::: PROVIDED MATERIAL :::

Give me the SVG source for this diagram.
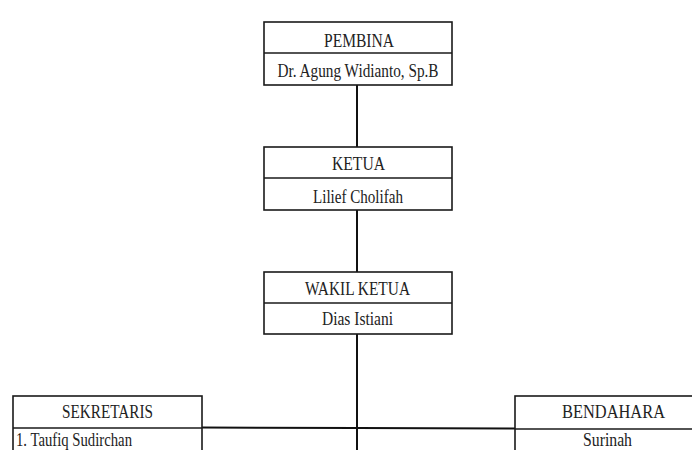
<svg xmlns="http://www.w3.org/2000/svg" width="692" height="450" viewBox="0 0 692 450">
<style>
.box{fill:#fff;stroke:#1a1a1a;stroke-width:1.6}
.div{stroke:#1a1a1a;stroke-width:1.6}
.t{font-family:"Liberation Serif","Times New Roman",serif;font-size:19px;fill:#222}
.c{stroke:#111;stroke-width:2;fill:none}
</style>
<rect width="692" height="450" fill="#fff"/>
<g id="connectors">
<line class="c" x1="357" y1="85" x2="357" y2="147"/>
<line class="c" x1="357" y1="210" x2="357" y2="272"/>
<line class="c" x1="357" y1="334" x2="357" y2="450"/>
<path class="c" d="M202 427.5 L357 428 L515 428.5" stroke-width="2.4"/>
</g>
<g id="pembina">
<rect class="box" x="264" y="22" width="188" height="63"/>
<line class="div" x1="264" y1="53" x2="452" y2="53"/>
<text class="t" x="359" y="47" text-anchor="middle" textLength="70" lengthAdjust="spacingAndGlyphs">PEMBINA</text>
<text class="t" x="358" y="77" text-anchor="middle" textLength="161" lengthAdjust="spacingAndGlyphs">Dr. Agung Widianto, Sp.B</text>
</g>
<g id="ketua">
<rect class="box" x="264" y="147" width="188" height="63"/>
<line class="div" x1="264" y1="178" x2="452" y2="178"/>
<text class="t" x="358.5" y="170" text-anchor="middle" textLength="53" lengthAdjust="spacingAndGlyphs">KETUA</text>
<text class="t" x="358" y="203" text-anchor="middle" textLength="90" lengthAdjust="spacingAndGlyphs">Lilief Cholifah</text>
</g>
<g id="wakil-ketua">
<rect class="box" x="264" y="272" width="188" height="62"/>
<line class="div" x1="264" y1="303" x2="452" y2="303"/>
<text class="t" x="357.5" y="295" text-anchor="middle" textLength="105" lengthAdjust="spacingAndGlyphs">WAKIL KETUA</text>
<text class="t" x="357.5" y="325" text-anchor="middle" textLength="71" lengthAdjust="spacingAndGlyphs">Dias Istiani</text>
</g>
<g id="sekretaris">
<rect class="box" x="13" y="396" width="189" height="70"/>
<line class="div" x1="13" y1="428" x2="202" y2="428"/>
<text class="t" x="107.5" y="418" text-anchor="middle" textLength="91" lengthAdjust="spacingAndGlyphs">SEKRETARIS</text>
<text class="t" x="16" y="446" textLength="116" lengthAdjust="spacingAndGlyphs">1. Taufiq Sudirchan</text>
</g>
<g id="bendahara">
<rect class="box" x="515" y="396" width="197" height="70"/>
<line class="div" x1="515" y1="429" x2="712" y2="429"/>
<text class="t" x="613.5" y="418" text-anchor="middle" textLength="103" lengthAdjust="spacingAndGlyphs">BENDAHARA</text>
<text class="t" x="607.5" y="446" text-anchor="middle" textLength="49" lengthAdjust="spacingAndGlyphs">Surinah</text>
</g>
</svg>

:::

TO BE DONE:
Repeat the material above word for word, please, apart from its images.

TASK SOLUTION:
Give me the SVG source for this diagram.
<svg xmlns="http://www.w3.org/2000/svg" width="692" height="450" viewBox="0 0 692 450">
<style>
.box{fill:#fff;stroke:#1a1a1a;stroke-width:1.6}
.div{stroke:#1a1a1a;stroke-width:1.6}
.t{font-family:"Liberation Serif","Times New Roman",serif;font-size:19px;fill:#222}
.c{stroke:#111;stroke-width:2;fill:none}
</style>
<rect width="692" height="450" fill="#fff"/>
<g id="connectors">
<line class="c" x1="357" y1="85" x2="357" y2="147"/>
<line class="c" x1="357" y1="210" x2="357" y2="272"/>
<line class="c" x1="357" y1="334" x2="357" y2="450"/>
<path class="c" d="M202 427.5 L357 428 L515 428.5" stroke-width="2.4"/>
</g>
<g id="pembina">
<rect class="box" x="264" y="22" width="188" height="63"/>
<line class="div" x1="264" y1="53" x2="452" y2="53"/>
<text class="t" x="359" y="47" text-anchor="middle" textLength="70" lengthAdjust="spacingAndGlyphs">PEMBINA</text>
<text class="t" x="358" y="77" text-anchor="middle" textLength="161" lengthAdjust="spacingAndGlyphs">Dr. Agung Widianto, Sp.B</text>
</g>
<g id="ketua">
<rect class="box" x="264" y="147" width="188" height="63"/>
<line class="div" x1="264" y1="178" x2="452" y2="178"/>
<text class="t" x="358.5" y="170" text-anchor="middle" textLength="53" lengthAdjust="spacingAndGlyphs">KETUA</text>
<text class="t" x="358" y="203" text-anchor="middle" textLength="90" lengthAdjust="spacingAndGlyphs">Lilief Cholifah</text>
</g>
<g id="wakil-ketua">
<rect class="box" x="264" y="272" width="188" height="62"/>
<line class="div" x1="264" y1="303" x2="452" y2="303"/>
<text class="t" x="357.5" y="295" text-anchor="middle" textLength="105" lengthAdjust="spacingAndGlyphs">WAKIL KETUA</text>
<text class="t" x="357.5" y="325" text-anchor="middle" textLength="71" lengthAdjust="spacingAndGlyphs">Dias Istiani</text>
</g>
<g id="sekretaris">
<rect class="box" x="13" y="396" width="189" height="70"/>
<line class="div" x1="13" y1="428" x2="202" y2="428"/>
<text class="t" x="107.5" y="418" text-anchor="middle" textLength="91" lengthAdjust="spacingAndGlyphs">SEKRETARIS</text>
<text class="t" x="16" y="446" textLength="116" lengthAdjust="spacingAndGlyphs">1. Taufiq Sudirchan</text>
</g>
<g id="bendahara">
<rect class="box" x="515" y="396" width="197" height="70"/>
<line class="div" x1="515" y1="429" x2="712" y2="429"/>
<text class="t" x="613.5" y="418" text-anchor="middle" textLength="103" lengthAdjust="spacingAndGlyphs">BENDAHARA</text>
<text class="t" x="607.5" y="446" text-anchor="middle" textLength="49" lengthAdjust="spacingAndGlyphs">Surinah</text>
</g>
</svg>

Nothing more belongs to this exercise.